We want to lock it down, analyze it, and understand it, so we can control
it. As Richard Rohr says, “We want to put our religion all up in the
head.” Some of us think of the Christian life as something to be understood
and figured out. And certainly it is intellectual, but that’s not all
it is. There are times when worship should take us beyond our ability to articulate
and understand. We sometimes need to go to the mountaintop and see a new vision
of God in His glory and majesty.
So much of our faith is practiced in dialogue (or sometimes
monologue), in analyzing and thinking. Those are not bad things, of course,
but there also needs to be those spaces in our spiritual life when we are
silenced, humbled, and driven to our knees in the presence of a holy God.
As these disciples needed the special perspective of this mountaintop moment,
so we need the perspective of these awe-struck moments in the presence of
the holy Other.
God’s desire to reveal, to show himself to us, needs to
be met by our willingness to grow quiet, awestruck, and speechless. We need
to listen. The vision of the transfigured Jesus obviously made a huge impression
upon Peter’s mind. In the second letter that bears his name he wrote
to the church years later, “We were eyewitnesses of his majesty. For
he received honor and glory from God the Father when the voice came to him
from the majestic glory, saying, ‘This is my son, whom I love; with
him I am well pleased.’ We ourselves heard this voice that came from
heaven when we were with him on the sacred mountain” (2 Peter 1:16-18).
We are preparing this week to enter into the season of Lent.
This is a time when, for the seven weeks leading up to Easter, we have an
opportunity to go a little speechless in our journey with Jesus.
(For the full manuscript
of this sermon go to www.preachersmagazine.org and click on “Sermons.”)
I began this message by talking about the wonder of high places.
Whether a beautiful mountaintop or the observation deck of the Sears Tower
in Chicago, high places give us a way of seeing the world that is unusual
and important. The Scriptures speak regularly of mountains as places of revelation.
Abraham, Moses, Elijah and many others could speak about the wonder of meeting
God on the mountain.
But the critical feature of this text seems not only to reside
in its obvious intent to reveal Jesus as the divine Son of God but in the
response of these disciples. Even in a holy moment like this our temptation
is to nail it down as Peter tried to do. The call is to stop and listen. That’s
a good idea for this last Sunday prior to the beginning of Lent.
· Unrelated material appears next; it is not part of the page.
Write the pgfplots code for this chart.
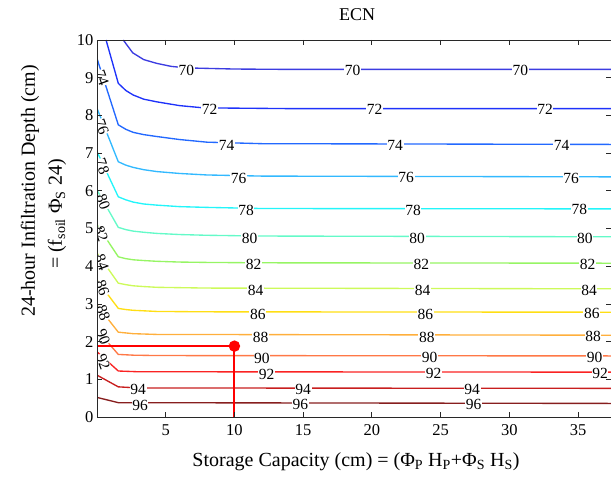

Lent is a time for repentance. Perhaps one of the most important kinds of
repentance for us would be to repent from the noise of sensory overload of
our culture. It’s a time for contemplation, taking stock, and going
deeper. A significant challenge of this sermon may be to call the people to
some special times and some regular times of shutting out the noise. Call
the people to wait in the presence of God.